The cocktail trends to expect in 2017
According to Vogue the spirits industry has never been more exciting or more poised for disruption in 2017. Here, some of the industry’s most innovative mixologists break down the cocktail trends on tap this year.
Here's what they are saying...
Locals Only
“More and more often, I have guests who sit down and immediately ask what I might have in the way of a local spirit or beer,” says Anne Robinson, head bartender at Westlight, the new, always-busy rooftop bar in Williamsburg’s William Vale hotel. “People are getting more adventurous and are curious to learn about these new producers that are popping up not just in New York, but across the country, so I think that instead of having their say, rum and coke with an old standby, 2017 will see people giving that new liquor that was distilled a few subway stops away a chance.”
Rum, the New Tequila?
“2016 was all about tequila for me,” says Robinson. I have a feeling 2017 will end up being massively about rum. Maybe that’s because I’m headed to Martinique for a bit very soon, and imagine touring those distilleries and drinking my weight in Ti Punches will influence my passion for sugar cane pretty heavily. Rum just makes me think of sunshine and good vibes, which I think we’ll need a lot of in 2017.”
A Return to Fine Dining
“Drink trends for 2017 — and the industry as a whole — will be about putting the emphasis back on the guest experience and returning to the era of fine dining.
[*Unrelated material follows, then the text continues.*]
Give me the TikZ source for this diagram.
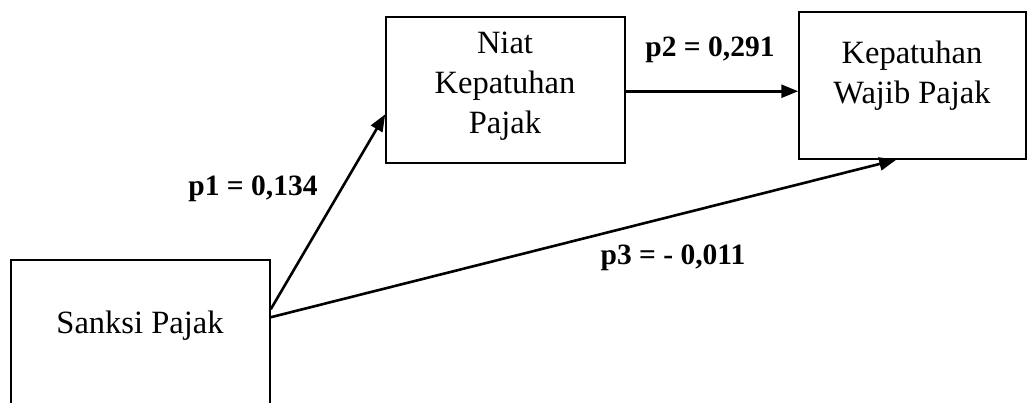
\documentclass[tikz,border=0pt]{standalone}
\usepackage{fontspec}
\setmainfont{Liberation Serif}
\usetikzlibrary{arrows.meta,calc}
\begin{document}
\begin{tikzpicture}[x=1pt,y=-1pt,
  box/.style={draw,line width=1.5pt,inner sep=0pt},
  txt/.style={align=center,font=\fontsize{32.5}{40}\selectfont},
  lbl/.style={font=\fontsize{29.5}{34}\selectfont\bfseries},
  arr/.style={line width=2.6pt,-{Triangle[length=17pt,width=13pt]}}]
\clip (0,0) rectangle (1027,403);
\node[box,minimum width=259pt,minimum height=160pt] (sanksi) at (140.5,340) {};
\node[box,minimum width=239pt,minimum height=146pt] (niat) at (505.5,90) {};
\node[box,minimum width=227pt,minimum height=147pt] (patuh) at (912.5,85.5) {};
\node[txt] (tsanksi) at (140,326) {Sanksi Pajak};
\node[txt] (tniat) at (505,86) {Niat\\Kepatuhan\\Pajak};
\node[txt] (tpatuh) at (912,76) {Kepatuhan\\Wajib Pajak};
\coordinate (s1) at ($(sanksi.north east)+(0,50)$);
\coordinate (s3) at ($(sanksi.north east)+(0,58)$);
\coordinate (n1) at ($(niat.north west)+(0,98)$);
\coordinate (n2) at ($(niat.north east)+(0,75)$);
\coordinate (k2) at (patuh.west |- n2);
\coordinate (k3) at ($(patuh.south west)+(98,0)$);
\draw[arr] (s1) -- (n1);
\draw[arr] (n2) -- (k2);
\draw[arr] (s3) -- (k3);
\node[lbl] (p1) at (253,189) {p1 = 0,134};
\node[lbl] (p2) at (710,50) {p2 = 0,291};
\node[lbl] (p3) at (673,258) {p3 = - 0,011};
\end{tikzpicture}
\end{document}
Attention to detail — serviceware, glassware, ice programs — and making as much as possible in-house, or incorporating local producers of spirits and ingredients will be important,” says Frankie Solarik, co-owner of Toronto’s BarChef, a dimly lit haunt in the city’s ultra-hip Queen West stretch. “With guests having increased access to information through the Internet, I feel people working in the industry are appreciating this and really starting to consider themselves professionals and taking great pride in providing the guest an exceptional experience.”
Less Juice, More Spirits
“In the past, there has been a big influence in the industry with speakeasies and library style designs,” says Solarik. “I feel we’re going to be getting away from this and moving towards a more contemporary and progressive approach – not only with design, but also with cocktail programs and glassware. As a whole, guests are becoming more adventurous with their palates and moving towards more spirit-forward options on cocktail menus. Darker spirits like rum, bourbon, etc., will increase, moving into more adventurous flavors like Islay scotch and mezcals.”
Getting High
“Whiskey and soda, whiskey and ginger, gin and tonic, rum and coke. They are all simple spirit-mixer combinations, and yet, so very popular,” says Chicago-based bartender Julia Momose, who made Food & Wine’s short but sweet ‘Best New Mixologists of 2016’ list. “More and more bartenders are taking highball and diving into the two-ingredient combination to a deeper level by switching up the ingredients, and paying more attention to the method of building this beautiful drink.”